= Lavkumar Khachar =

Indian ornithologist and conservationist

Lavkumar Jiva Khachar or K.S. Lavkumar (24 February 1930 – 2 March 2015) was an ornithologist, nature and wildlife conservationist from India.

==Biography==
Khachar was born on 24 February 1930 in the royal family of the former princely state of Jasdan, Gujarat, India. He was educated at Rajkumar College, Rajkot and completed his B.Sc. from St. Stephen's College, Delhi. He later taught biology and geography at Rajkumar College in 1956.

===Career===
His involvement in ornithology began in the 1950s and was associated with other ornithologists like Salim Ali, Humayun Abdulali and Zafar Futehally. He was closely associated with Bombay Natural History Society (BNHS) and World Wide Fund for Nature (WWF) India. He was funded by WWF to conceive and initiated the nature education movement in 1976. He also served as director of the Nature Discovery Centre at the Centre for Environment Education (CEE) in 1984. He advocated and worked in the creation of Marine National Park in Gulf of Kutch, the first marine national park in India. He was involved in wildlife conservation of Gir Forest also. He worked for education and involvement of youth in nature conservation. He was the founder of the Hingolgadh Nature Conservation Education Sanctuary created by Jasdan royal family. He was a member of Delhi Bird Club.

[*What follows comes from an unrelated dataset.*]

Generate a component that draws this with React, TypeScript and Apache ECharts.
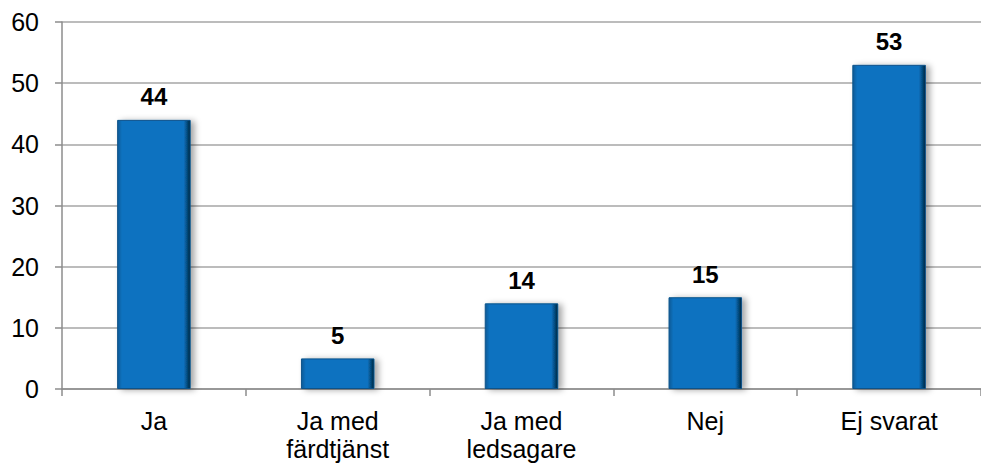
import React, { useEffect, useRef } from "react";
import * as echarts from "echarts";

const categories = ["Ja", "Ja med\nfärdtjänst", "Ja med\nledsagare", "Nej", "Ej svarat"];
const values = [44, 5, 14, 15, 53];
const yMax = 60;
const yStep = 10;

export default function App() {
  const ref = useRef<HTMLDivElement>(null);
  useEffect(() => {
    if (!ref.current) return;
    const chart = echarts.init(ref.current, undefined, { renderer: "svg" });
    const font = "Arial, 'Liberation Sans', sans-serif";
    chart.setOption({
      animation: false,
      grid: { left: 62, right: -9, top: 22, bottom: 75, containLabel: false },
      xAxis: {
        type: "category",
        data: categories,
        axisLine: { lineStyle: { color: "#8c8c8c", width: 1.5 } },
        axisTick: { show: true, length: 7, lineStyle: { color: "#8c8c8c", width: 1.5 } },
        axisLabel: {
          color: "#000",
          fontSize: 25,
          fontFamily: font,
          margin: 18,
          lineHeight: 28,
          interval: 0,
        },
      },
      yAxis: {
        type: "value",
        min: 0,
        max: yMax,
        interval: yStep,
        axisLine: { show: true, lineStyle: { color: "#8c8c8c", width: 1.5 } },
        axisTick: { show: true, length: 7, lineStyle: { color: "#8c8c8c", width: 1.5 } },
        splitLine: { lineStyle: { color: "#a6a6a6", width: 1.5 } },
        axisLabel: { color: "#000", fontSize: 25, fontFamily: font, margin: 23 },
      },
      series: [
        {
          type: "bar",
          data: values,
          barWidth: "40%",
          itemStyle: {
            color: {
              type: "linear",
              x: 0,
              y: 0,
              x2: 1,
              y2: 0,
              colorStops: [
                { offset: 0, color: "#0a5a96" },
                { offset: 0.06, color: "#0872c0" },
                { offset: 0.91, color: "#0872c0" },
                { offset: 0.96, color: "#064a7c" },
                { offset: 1, color: "#03243c" },
              ],
            },
            borderColor: "#09528a",
            borderWidth: 1,
            shadowColor: "rgba(0,0,0,0.35)",
            shadowBlur: 6,
            shadowOffsetX: 4,
            shadowOffsetY: 1,
          },
          label: {
            show: true,
            position: "top",
            distance: 11,
            color: "#000",
            fontSize: 24,
            fontWeight: "bold",
            fontFamily: font,
          },
        },
      ],
    });
    return () => chart.dispose();
  }, []);
  return <div ref={ref} style={{ width: 981, height: 464, position: "absolute", left: 0, top: 0 }} />;
}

He died on 2 March 2015 at Rajkot, Gujarat, India. He was married and had a son and a daughter.

==Recognition==
He was awarded the Salim Ali – Loke Wan Tho Lifetime Achievement Award for Excellence in Ornithology for his contribution in the field of conservation of birds and their habitat. He also received Certificate of Merit from His Royal Highness Prince Philip. He was also awarded Venu Menon Lifetime Achievement Award in 2004.